Exercise directions:
Restate the listing below word for word, omitting any images.

--- Begin Information provided ---

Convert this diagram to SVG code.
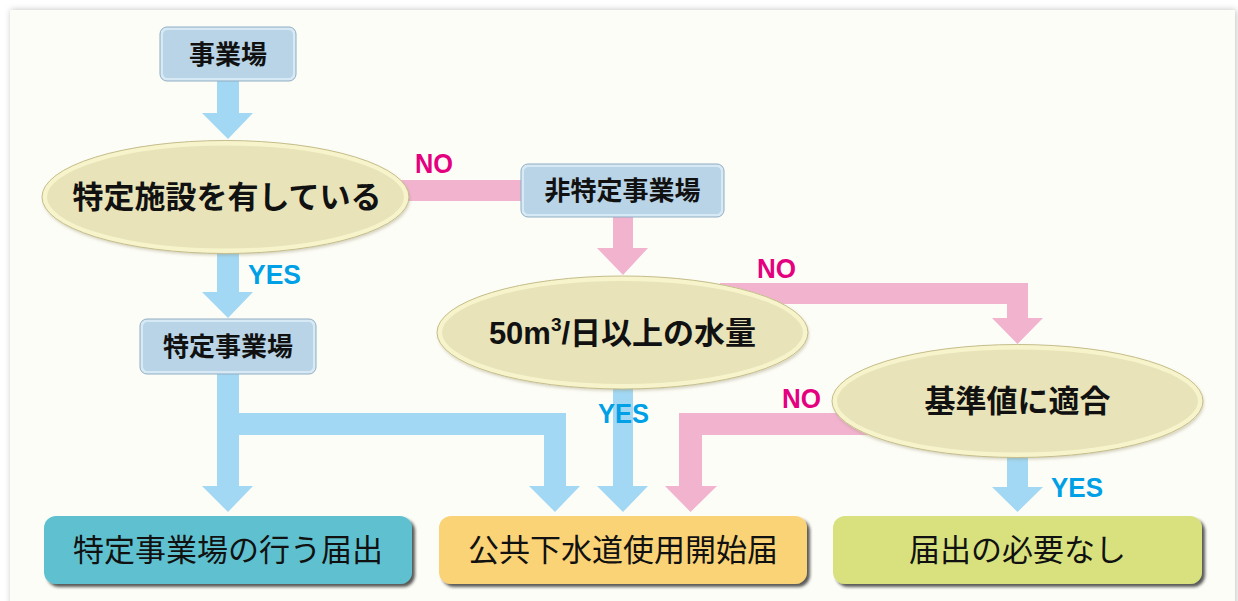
<svg xmlns="http://www.w3.org/2000/svg" width="1238" height="601" viewBox="0 0 1238 601">
<defs>
<style>
.blue{fill:#a2d8f4}
.pink{fill:#f2b3cf}
.sbox{fill:#b8d4e6;stroke:#d6e9f5;stroke-width:3}
.sboxo{fill:none;stroke:#8facc2;stroke-width:1}
.ell{fill:#e8e3b8;stroke:#f7f4cc;stroke-width:5}
.ello{fill:none;stroke:#c5bd8c;stroke-width:1}
.bt{font-family:"Liberation Sans","Noto Sans CJK JP",sans-serif;font-weight:bold;fill:#111;text-anchor:middle;dominant-baseline:central}
.rt{font-family:"Liberation Sans","Noto Sans CJK JP",sans-serif;fill:#111;text-anchor:middle;dominant-baseline:central;font-size:31px}
.yes{font-family:"Liberation Sans","Noto Sans",sans-serif;font-weight:bold;fill:#00a0e6;font-size:27px}
.no{font-family:"Liberation Sans","Noto Sans",sans-serif;font-weight:bold;fill:#e4007f;font-size:27px}
</style>
<filter id="panelsh" x="-5%" y="-5%" width="110%" height="110%">
<feDropShadow dx="1" dy="0" stdDeviation="3" flood-color="#000" flood-opacity="0.25"/>
</filter>
<filter id="boxsh" x="-10%" y="-20%" width="120%" height="140%">
<feDropShadow dx="3" dy="3" stdDeviation="1.5" flood-color="#222" flood-opacity="0.75"/>
</filter>
<filter id="ellsh" x="-10%" y="-20%" width="120%" height="140%">
<feDropShadow dx="1" dy="2" stdDeviation="1.5" flood-color="#8a8460" flood-opacity="0.35"/>
</filter>
</defs>
<rect width="1238" height="601" fill="#ffffff"/>
<rect x="10" y="10" width="1225" height="600" fill="#fdfdf7" filter="url(#panelsh)"/>

<g id="connectors">
<path class="blue" d="M217,81 H239 V113 H253 L228,139 L202,113 H217 Z"/>
<path class="blue" d="M217,250 H239 V292 H253 L228,318 L202,292 H217 Z"/>
<path class="blue" d="M217,374 H239 V486 H253 L228,512 L202,486 H217 Z"/>
<path class="blue" d="M239,413 H566 V486 H580 L555,512 L529,486 H544 V435 H239 Z"/>
<path class="blue" d="M613,385 H633 V486 H648 L623,512 L597,486 H613 Z"/>
<path class="blue" d="M1007,455 H1028 V487 H1043 L1017.5,512 L992,487 H1007 Z"/>
<path class="pink" d="M400,180 H522 V201 H400 Z"/>
<path class="pink" d="M613,215 H633 V248 H648 L623,275 L597,248 H613 Z"/>
<path class="pink" d="M720,283 H1028 V318 H1043 L1017.5,344 L992,318 H1007 V304 H720 Z"/>
<path class="pink" d="M900,413 V435 H702 V486 H717 L690.5,512 L665,486 H679 V413 Z"/>
</g>

<g id="n-jigyojo">
<rect class="sbox" x="161.5" y="28.5" width="133" height="51" rx="6"/>
<rect class="sboxo" x="160" y="27" width="136" height="54" rx="7"/>
<text class="bt" x="228" y="55" font-size="26">事業場</text>
</g>

<g id="n-tokutei-shisetsu">
<ellipse class="ell" cx="225.5" cy="197" rx="181" ry="54" filter="url(#ellsh)"/>
<ellipse class="ello" cx="225.5" cy="197" rx="183.5" ry="56.5"/>
<text class="bt" x="227" y="197" font-size="31">特定施設を有している</text>
</g>

<g id="n-hitokutei">
<rect class="sbox" x="522.5" y="165.5" width="200" height="50" rx="6"/>
<rect class="sboxo" x="521" y="164" width="203" height="53" rx="7"/>
<text class="bt" x="622.5" y="191" font-size="26">非特定事業場</text>
</g>

<g id="n-tokutei-jigyojo">
<rect class="sbox" x="141.5" y="320.5" width="173" height="52" rx="6"/>
<rect class="sboxo" x="140" y="319" width="176" height="55" rx="7"/>
<text class="bt" x="228" y="347" font-size="26">特定事業場</text>
</g>

<g id="n-suiryo">
<ellipse class="ell" cx="622.5" cy="332.5" rx="183" ry="54" filter="url(#ellsh)"/>
<ellipse class="ello" cx="622.5" cy="332.5" rx="185.5" ry="56.5"/>
<text class="bt" x="622.5" y="333" font-size="31">50m<tspan font-size="19" dy="-9">3</tspan><tspan dy="9">/日以上の水量</tspan></text>
</g>

<g id="n-kijun">
<ellipse class="ell" cx="1017.5" cy="401" rx="183" ry="54" filter="url(#ellsh)"/>
<ellipse class="ello" cx="1017.5" cy="401" rx="185.5" ry="56.5"/>
<text class="bt" x="1017.5" y="401" font-size="31">基準値に適合</text>
</g>

<g id="n-todokede-tokutei">
<rect x="44" y="516" width="368" height="68" rx="12" fill="#5ec1d0" filter="url(#boxsh)"/>
<text class="rt" x="228" y="550">特定事業場の行う届出</text>
</g>

<g id="n-koukyou">
<rect x="439" y="516" width="368" height="68" rx="12" fill="#fad376" filter="url(#boxsh)"/>
<text class="rt" x="623" y="550">公共下水道使用開始届</text>
</g>

<g id="n-fuyou">
<rect x="833" y="516" width="369" height="68" rx="12" fill="#d8e17e" filter="url(#boxsh)"/>
<text class="rt" x="1017.5" y="550">届出の必要なし</text>
</g>

<g id="labels">
<text class="no" x="415" y="173" textLength="38" lengthAdjust="spacingAndGlyphs">NO</text>
<text class="no" x="757" y="278" textLength="39" lengthAdjust="spacingAndGlyphs">NO</text>
<text class="no" x="782" y="408" textLength="39" lengthAdjust="spacingAndGlyphs">NO</text>
<text class="yes" x="248" y="284" textLength="53" lengthAdjust="spacingAndGlyphs">YES</text>
<text class="yes" x="598" y="423" textLength="51" lengthAdjust="spacingAndGlyphs">YES</text>
<text class="yes" x="1051" y="497" textLength="52" lengthAdjust="spacingAndGlyphs">YES</text>
</g>
</svg>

--- End Information provided ---

Task answer:
Convert this diagram to SVG code.
<svg xmlns="http://www.w3.org/2000/svg" width="1238" height="601" viewBox="0 0 1238 601">
<defs>
<style>
.blue{fill:#a2d8f4}
.pink{fill:#f2b3cf}
.sbox{fill:#b8d4e6;stroke:#d6e9f5;stroke-width:3}
.sboxo{fill:none;stroke:#8facc2;stroke-width:1}
.ell{fill:#e8e3b8;stroke:#f7f4cc;stroke-width:5}
.ello{fill:none;stroke:#c5bd8c;stroke-width:1}
.bt{font-family:"Liberation Sans","Noto Sans CJK JP",sans-serif;font-weight:bold;fill:#111;text-anchor:middle;dominant-baseline:central}
.rt{font-family:"Liberation Sans","Noto Sans CJK JP",sans-serif;fill:#111;text-anchor:middle;dominant-baseline:central;font-size:31px}
.yes{font-family:"Liberation Sans","Noto Sans",sans-serif;font-weight:bold;fill:#00a0e6;font-size:27px}
.no{font-family:"Liberation Sans","Noto Sans",sans-serif;font-weight:bold;fill:#e4007f;font-size:27px}
</style>
<filter id="panelsh" x="-5%" y="-5%" width="110%" height="110%">
<feDropShadow dx="1" dy="0" stdDeviation="3" flood-color="#000" flood-opacity="0.25"/>
</filter>
<filter id="boxsh" x="-10%" y="-20%" width="120%" height="140%">
<feDropShadow dx="3" dy="3" stdDeviation="1.5" flood-color="#222" flood-opacity="0.75"/>
</filter>
<filter id="ellsh" x="-10%" y="-20%" width="120%" height="140%">
<feDropShadow dx="1" dy="2" stdDeviation="1.5" flood-color="#8a8460" flood-opacity="0.35"/>
</filter>
</defs>
<rect width="1238" height="601" fill="#ffffff"/>
<rect x="10" y="10" width="1225" height="600" fill="#fdfdf7" filter="url(#panelsh)"/>

<g id="connectors">
<path class="blue" d="M217,81 H239 V113 H253 L228,139 L202,113 H217 Z"/>
<path class="blue" d="M217,250 H239 V292 H253 L228,318 L202,292 H217 Z"/>
<path class="blue" d="M217,374 H239 V486 H253 L228,512 L202,486 H217 Z"/>
<path class="blue" d="M239,413 H566 V486 H580 L555,512 L529,486 H544 V435 H239 Z"/>
<path class="blue" d="M613,385 H633 V486 H648 L623,512 L597,486 H613 Z"/>
<path class="blue" d="M1007,455 H1028 V487 H1043 L1017.5,512 L992,487 H1007 Z"/>
<path class="pink" d="M400,180 H522 V201 H400 Z"/>
<path class="pink" d="M613,215 H633 V248 H648 L623,275 L597,248 H613 Z"/>
<path class="pink" d="M720,283 H1028 V318 H1043 L1017.5,344 L992,318 H1007 V304 H720 Z"/>
<path class="pink" d="M900,413 V435 H702 V486 H717 L690.5,512 L665,486 H679 V413 Z"/>
</g>

<g id="n-jigyojo">
<rect class="sbox" x="161.5" y="28.5" width="133" height="51" rx="6"/>
<rect class="sboxo" x="160" y="27" width="136" height="54" rx="7"/>
<text class="bt" x="228" y="55" font-size="26">事業場</text>
</g>

<g id="n-tokutei-shisetsu">
<ellipse class="ell" cx="225.5" cy="197" rx="181" ry="54" filter="url(#ellsh)"/>
<ellipse class="ello" cx="225.5" cy="197" rx="183.5" ry="56.5"/>
<text class="bt" x="227" y="197" font-size="31">特定施設を有している</text>
</g>

<g id="n-hitokutei">
<rect class="sbox" x="522.5" y="165.5" width="200" height="50" rx="6"/>
<rect class="sboxo" x="521" y="164" width="203" height="53" rx="7"/>
<text class="bt" x="622.5" y="191" font-size="26">非特定事業場</text>
</g>

<g id="n-tokutei-jigyojo">
<rect class="sbox" x="141.5" y="320.5" width="173" height="52" rx="6"/>
<rect class="sboxo" x="140" y="319" width="176" height="55" rx="7"/>
<text class="bt" x="228" y="347" font-size="26">特定事業場</text>
</g>

<g id="n-suiryo">
<ellipse class="ell" cx="622.5" cy="332.5" rx="183" ry="54" filter="url(#ellsh)"/>
<ellipse class="ello" cx="622.5" cy="332.5" rx="185.5" ry="56.5"/>
<text class="bt" x="622.5" y="333" font-size="31">50m<tspan font-size="19" dy="-9">3</tspan><tspan dy="9">/日以上の水量</tspan></text>
</g>

<g id="n-kijun">
<ellipse class="ell" cx="1017.5" cy="401" rx="183" ry="54" filter="url(#ellsh)"/>
<ellipse class="ello" cx="1017.5" cy="401" rx="185.5" ry="56.5"/>
<text class="bt" x="1017.5" y="401" font-size="31">基準値に適合</text>
</g>

<g id="n-todokede-tokutei">
<rect x="44" y="516" width="368" height="68" rx="12" fill="#5ec1d0" filter="url(#boxsh)"/>
<text class="rt" x="228" y="550">特定事業場の行う届出</text>
</g>

<g id="n-koukyou">
<rect x="439" y="516" width="368" height="68" rx="12" fill="#fad376" filter="url(#boxsh)"/>
<text class="rt" x="623" y="550">公共下水道使用開始届</text>
</g>

<g id="n-fuyou">
<rect x="833" y="516" width="369" height="68" rx="12" fill="#d8e17e" filter="url(#boxsh)"/>
<text class="rt" x="1017.5" y="550">届出の必要なし</text>
</g>

<g id="labels">
<text class="no" x="415" y="173" textLength="38" lengthAdjust="spacingAndGlyphs">NO</text>
<text class="no" x="757" y="278" textLength="39" lengthAdjust="spacingAndGlyphs">NO</text>
<text class="no" x="782" y="408" textLength="39" lengthAdjust="spacingAndGlyphs">NO</text>
<text class="yes" x="248" y="284" textLength="53" lengthAdjust="spacingAndGlyphs">YES</text>
<text class="yes" x="598" y="423" textLength="51" lengthAdjust="spacingAndGlyphs">YES</text>
<text class="yes" x="1051" y="497" textLength="52" lengthAdjust="spacingAndGlyphs">YES</text>
</g>
</svg>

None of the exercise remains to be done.